When I read Brave New World last year, I was amazed at how Aldous Huxley was able to predict the effect technology would have on society. The Circle by Dave Eggers is of the same mold, with a couple of very important differences. For one, the technology that Eggers describes in The Circle is not nearly as far-fetched as that described in Brave New World. Most, if not all, of the technology described in The Circle is available now. It’s the application that’s evolving. Second, Eggers predictions aren’t that far into the future. I would suspect that a lot of what is described in The Circle will come to pass within the next ten years, if not sooner.
If you’ve read and enjoyed Brave New World, you will find a lot of similarities between the stories. At its core, The Circle describes how technology controls people, instead of the other way around. It paints a picture where people aren’t forced to use technology and give up their right to privacy. They willingly embrace it to assure the destruction of personal privacy in the name of transparency for the greater good, much as Huxley described. Most importantly, Eggers does a great job of conflicting the reader by presenting both the good and the bad associated with moving to a world of complete transparency and forcing us, the readers, to make our own decision on whether we think it is right or wrong. By not making a decision for us, he heightens the tension and suspense of the story.
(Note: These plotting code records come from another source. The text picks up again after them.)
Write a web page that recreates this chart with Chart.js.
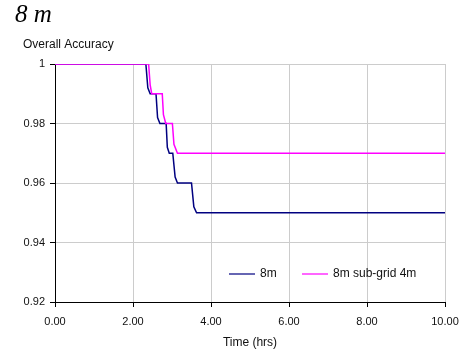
<!DOCTYPE html>
<html>
<head>
<meta charset="utf-8">
<script src="https://cdn.jsdelivr.net/npm/chart.js@4"></script>
<style>
  body { margin: 0; background: #fff; }
  canvas { display: block; }
</style>
</head>
<body>
<canvas id="myChart" width="473" height="354"></canvas>
<script>
  // time (hrs) and overall accuracy for each run
  const times8m = [0, 2.33, 2.38, 2.44, 2.59, 2.63, 2.69, 2.85, 2.88, 2.93, 3.02, 3.08, 3.14, 3.50, 3.56, 3.63, 10];
  const acc8m = [1, 1, 0.992, 0.99, 0.99, 0.982, 0.98, 0.98, 0.972, 0.97, 0.97, 0.962, 0.96, 0.96, 0.952, 0.95, 0.95];

  const timesSub = [0, 2.40, 2.44, 2.48, 2.75, 2.78, 2.84, 3.01, 3.05, 3.14, 10];
  const accSub = [1, 1, 0.993, 0.99, 0.99, 0.983, 0.98, 0.98, 0.973, 0.97, 0.97];

  const xTicks = [0, 2, 4, 6, 8, 10];
  const yTicks = [0.92, 0.94, 0.96, 0.98, 1];

  const toPoints = (xs, ys) => xs.map((x, i) => ({ x: x, y: ys[i] }));

  const data = {
    datasets: [{
      label: '8m',
      data: toPoints(times8m, acc8m),
      borderColor: '#000080',
      borderWidth: 1.5,
      pointRadius: 0,
      tension: 0,
      order: 1
    }, {
      label: '8m sub-grid 4m',
      data: toPoints(timesSub, accSub),
      borderColor: '#ff00ff',
      borderWidth: 1.5,
      pointRadius: 0,
      tension: 0,
      order: 0
    }]
  };

  const sans = '"Liberation Sans", Arial, sans-serif';

  // headings and the legend inside the plot
  const extras = {
    id: 'extras',
    beforeDraw(chart) {
      const ctx = chart.ctx;
      ctx.save();
      ctx.fillStyle = '#fff';
      ctx.fillRect(0, 0, chart.width, chart.height);
      ctx.restore();
    },
    afterDraw(chart) {
      const ctx = chart.ctx;
      const a = chart.chartArea;
      ctx.save();
      ctx.fillStyle = '#000';
      ctx.textBaseline = 'alphabetic';
      ctx.font = 'italic 25px "Liberation Serif", "DejaVu Serif", serif';
      ctx.fillText('8 m', 15, 22);
      ctx.font = '12px ' + sans;
      ctx.fillStyle = '#111';
      ctx.fillText('Overall Accuracy', 23, 48);

      const ly = a.bottom - 28;
      let lx = a.left + 174;
      ctx.textBaseline = 'middle';
      ctx.lineWidth = 2;
      chart.data.datasets.forEach(ds => {
        ctx.globalAlpha = 0.6;
        ctx.strokeStyle = ds.borderColor;
        ctx.beginPath();
        ctx.moveTo(lx, ly);
        ctx.lineTo(lx + 26, ly);
        ctx.stroke();
        ctx.globalAlpha = 1;
        ctx.fillStyle = '#111';
        ctx.fillText(ds.label, lx + 31, ly);
        lx += 73;
      });
      ctx.restore();
    }
  };

  const tickFont = { family: sans, size: 11 };

  const options = {
    responsive: false,
    animation: false,
    layout: { padding: { top: 64, right: 28, left: 0, bottom: 0 } },
    plugins: {
      legend: { display: false },
      tooltip: { enabled: false }
    },
    scales: {
      x: {
        type: 'linear',
        min: 0,
        max: 10,
        afterBuildTicks: s => { s.ticks = xTicks.map(v => ({ value: v })); },
        afterFit: s => { s.height = 52; },
        ticks: {
          font: tickFont,
          color: '#111',
          padding: 8,
          maxRotation: 0,
          callback: v => v.toFixed(2)
        },
        grid: { color: '#cccccc', lineWidth: 1, tickColor: '#000', tickLength: 5 },
        border: { color: '#000', width: 1 },
        title: {
          display: true,
          text: 'Time (hrs)',
          font: { family: sans, size: 12 },
          color: '#111',
          padding: { top: 4, bottom: 4 }
        }
      },
      y: {
        min: 0.92,
        max: 1,
        afterBuildTicks: s => { s.ticks = yTicks.map(v => ({ value: v })); },
        afterFit: s => { s.width = 55; },
        ticks: {
          font: tickFont,
          color: '#111',
          padding: 5,
          callback: v => (Math.abs(v - 1) < 1e-9 ? '1' : v.toFixed(2))
        },
        grid: { color: '#cccccc', lineWidth: 1, tickColor: '#000', tickLength: 5 },
        border: { color: '#000', width: 1 }
      }
    }
  };

  const config = {
    type: 'line',
    data: data,
    options: options,
    plugins: [extras]
  };

  const myChart = new Chart(
    document.getElementById('myChart'),
    config
  );
</script>
</body>
</html>
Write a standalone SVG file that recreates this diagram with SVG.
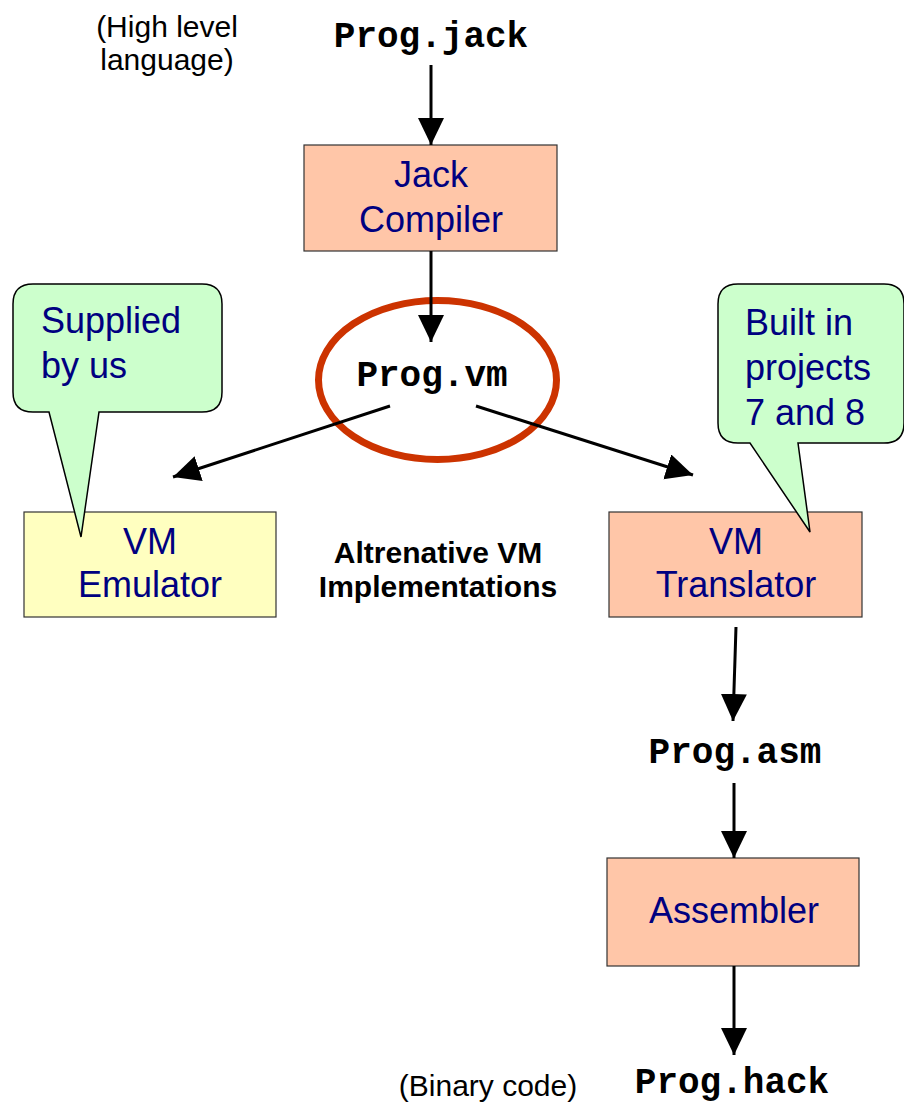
<svg xmlns="http://www.w3.org/2000/svg" width="904" height="1104" viewBox="0 0 904 1104">
<style>
.box{stroke:#333;stroke-width:1.2}
.tool{fill:#FFC6A8}
.emu{fill:#FFFFC0}
.call{fill:#CCFFCC;stroke:#000;stroke-width:1.5}
.lbl{font-family:"Liberation Sans",Arial,sans-serif;font-size:36px;fill:#000080;text-anchor:middle}
.calltxt{font-family:"Liberation Sans",Arial,sans-serif;font-size:36px;fill:#000080}
.file{font-family:"Liberation Mono","Courier New",monospace;font-weight:bold;font-size:36px;fill:#000;text-anchor:middle}
.note{font-family:"Liberation Sans",Arial,sans-serif;font-size:30px;fill:#000;text-anchor:middle}
.bold{font-family:"Liberation Sans",Arial,sans-serif;font-size:30px;font-weight:bold;fill:#000;text-anchor:middle}
.conn{stroke:#000;stroke-width:3;fill:none;marker-end:url(#ah)}
</style>
<defs>
<marker id="ah" markerUnits="userSpaceOnUse" markerWidth="28" markerHeight="28" viewBox="0 0 28 28" refX="27" refY="13" orient="auto">
<path d="M0,0 L27,13 L0,26 z" fill="#000"/>
</marker>
</defs>
<rect width="904" height="1104" fill="#fff"/>

<g id="note-high-level">
<text class="note" x="167" y="37">(High level</text>
<text class="note" x="167" y="70">language)</text>
</g>
<g id="prog-jack"><text class="file" x="431" y="47">Prog.jack</text></g>

<g id="jack-compiler">
<rect class="box tool" x="304" y="145" width="253" height="106"/>
<text class="lbl" x="431" y="187">Jack</text>
<text class="lbl" x="431" y="232">Compiler</text>
</g>

<g id="prog-vm">
<ellipse cx="437.5" cy="380" rx="119" ry="79.5" fill="none" stroke="#CC3300" stroke-width="7"/>
<text class="file" x="432" y="386">Prog.vm</text>
</g>

<g id="vm-emulator">
<rect class="box emu" x="24" y="512" width="252" height="105"/>
<text class="lbl" x="150" y="554">VM</text>
<text class="lbl" x="150" y="597">Emulator</text>
</g>

<g id="vm-translator">
<rect class="box tool" x="609" y="512" width="253" height="105"/>
<text class="lbl" x="736" y="554">VM</text>
<text class="lbl" x="736" y="597">Translator</text>
</g>

<g id="alt-label">
<text class="bold" x="438" y="563">Altrenative VM</text>
<text class="bold" x="438" y="597">Implementations</text>
</g>

<g id="prog-asm"><text class="file" x="735" y="763">Prog.asm</text></g>

<g id="assembler">
<rect class="box tool" x="607" y="858" width="252" height="108"/>
<text class="lbl" x="734" y="923">Assembler</text>
</g>

<g id="note-binary"><text class="note" x="488" y="1096">(Binary code)</text></g>
<g id="prog-hack"><text class="file" x="732" y="1093">Prog.hack</text></g>

<g id="callout-supplied">
<path class="call" d="M33,284 H202 Q222,284 222,304 V392 Q222,412 202,412 H99 L81,537 L49,412 H33 Q13,412 13,392 V304 Q13,284 33,284 Z"/>
<text class="calltxt" x="41" y="333">Supplied</text>
<text class="calltxt" x="41" y="378">by us</text>
</g>

<g id="callout-built">
<path class="call" d="M738,284 H884 Q904,284 904,304 V423 Q904,443 884,443 H798 L810,532 L750,443 H738 Q718,443 718,423 V304 Q718,284 738,284 Z"/>
<text class="calltxt" x="745" y="335">Built in</text>
<text class="calltxt" x="745" y="380">projects</text>
<text class="calltxt" x="745" y="425">7 and 8</text>
</g>

<g id="connectors">
<line class="conn" x1="431" y1="65" x2="431" y2="145"/>
<line class="conn" x1="431" y1="251" x2="431" y2="342"/>
<line class="conn" x1="390" y1="406" x2="173" y2="477"/>
<line class="conn" x1="476" y1="406" x2="693" y2="475"/>
<line class="conn" x1="736" y1="627" x2="733" y2="721"/>
<line class="conn" x1="734" y1="783" x2="734" y2="858"/>
<line class="conn" x1="734" y1="966" x2="734" y2="1055"/>
</g>
</svg>
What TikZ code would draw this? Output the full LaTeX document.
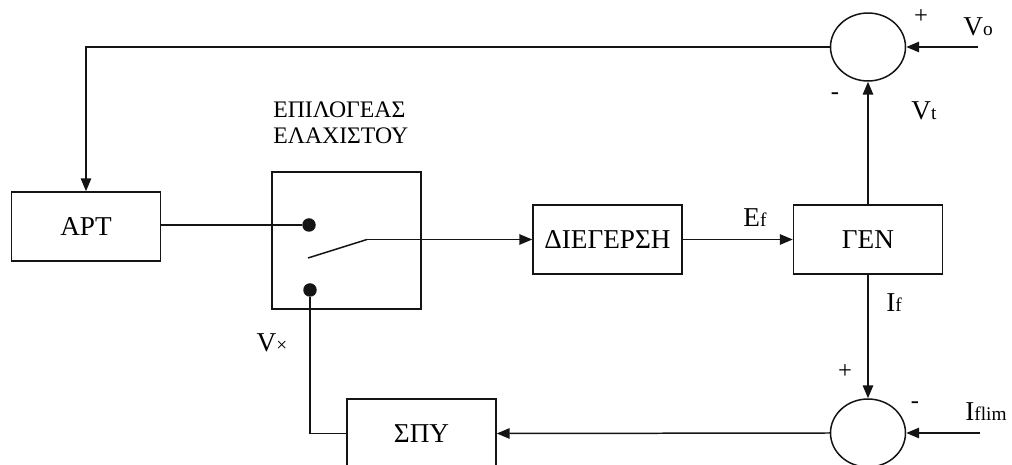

The story itself centers around a young engineer, Mae Holland, who is rescued from a supposed dead-end job at the local utility company by her friend Annie who works at The Circle. After a somewhat bumpy start, Mae excels and becomes more deeply involved in the culture of The Circle, which forces her to choose between her past, including her parents, and the company.
What’s intriguing about the story is how Eggers characterizes The Circle as a company. It’s a stereotype of high flying Silicon Valley companies such as Google, Facebook, Twitter, and any number of up and coming social networking startups. Everything the company does, it does in excess, whether it’s the building, the food, the employee perks, and the parties. They are presented by the company as rewards, but it becomes obvious that these are really a subtle way for the company to extract more from its employees.
In addition to the company culture, Eggers also lampoons the stereotypical personalities of today’s tech companies and startups. There’s the tech-genius founder who is always wearing a hoodie, the straight-laced businessman brought in to help take the company public, and the slick marketing genius who is the face of the company. Sounds familiar, doesn’t it? If it does, you’ll also relate to the managers and lower level employees as well.
Last but not least, Eggers has a field day describing the obsessions with posting constant status updates, tracking follower counts, and competing for status, which is reflected in the gamification of everything one does, right down to monitoring one’s health. If someone would have read this book twenty years ago, they would have felt these concepts were hardly believable and inconceivable. In today’s environment, it’s all to creepy and plausible.
I can see why the book unsettled some people, like those in venture capital such as Fred Wilson, as it should. The bulk of the products and services that are being funded these days are the ones pushing us towards ever more transparency and erosion of privacy. In fact, I would contend that it’s only a matter of time before a service similar to what’s described in The Circle becomes a reality. Given the consequences of moving towards total transparency, it should give anyone who is involved in the making, building, or funding of these products and services cause for concern. In fact, I would urge anyone involved to read The Circle so they can understand the potential outcomes associated with their work and strive to reduce the negative side affects, whatever those happen to be.
While there are numerous points made in the book regarding the benefits of total transparency, there are just as many counterpoints as to why our privacy should be preserved. For me, I believe that we should be allowed to maintain our privacy and have a right to decide what we share with others. I do not agree that we should be forced into it, and I hope that implementation of the technology described in The Circle does not become reality. Unfortunately, I’m not optimistic that it will be the case.
Needless to say, The Circle is in my must read category. Whether you like it or not at the end of the day, it’s important to understand and come to grips with how we are being used by technology and how it is eroding our privacy, affecting our societal norms and changing what passes for acceptable behavior. It’s an especially good read if you’ve enjoyed similar dystopian books like Brave New World and 1984. Particularly Brave New World since that is what the book most closely resembles – just not set as far into the future and with technology that is much more plausible if not already available.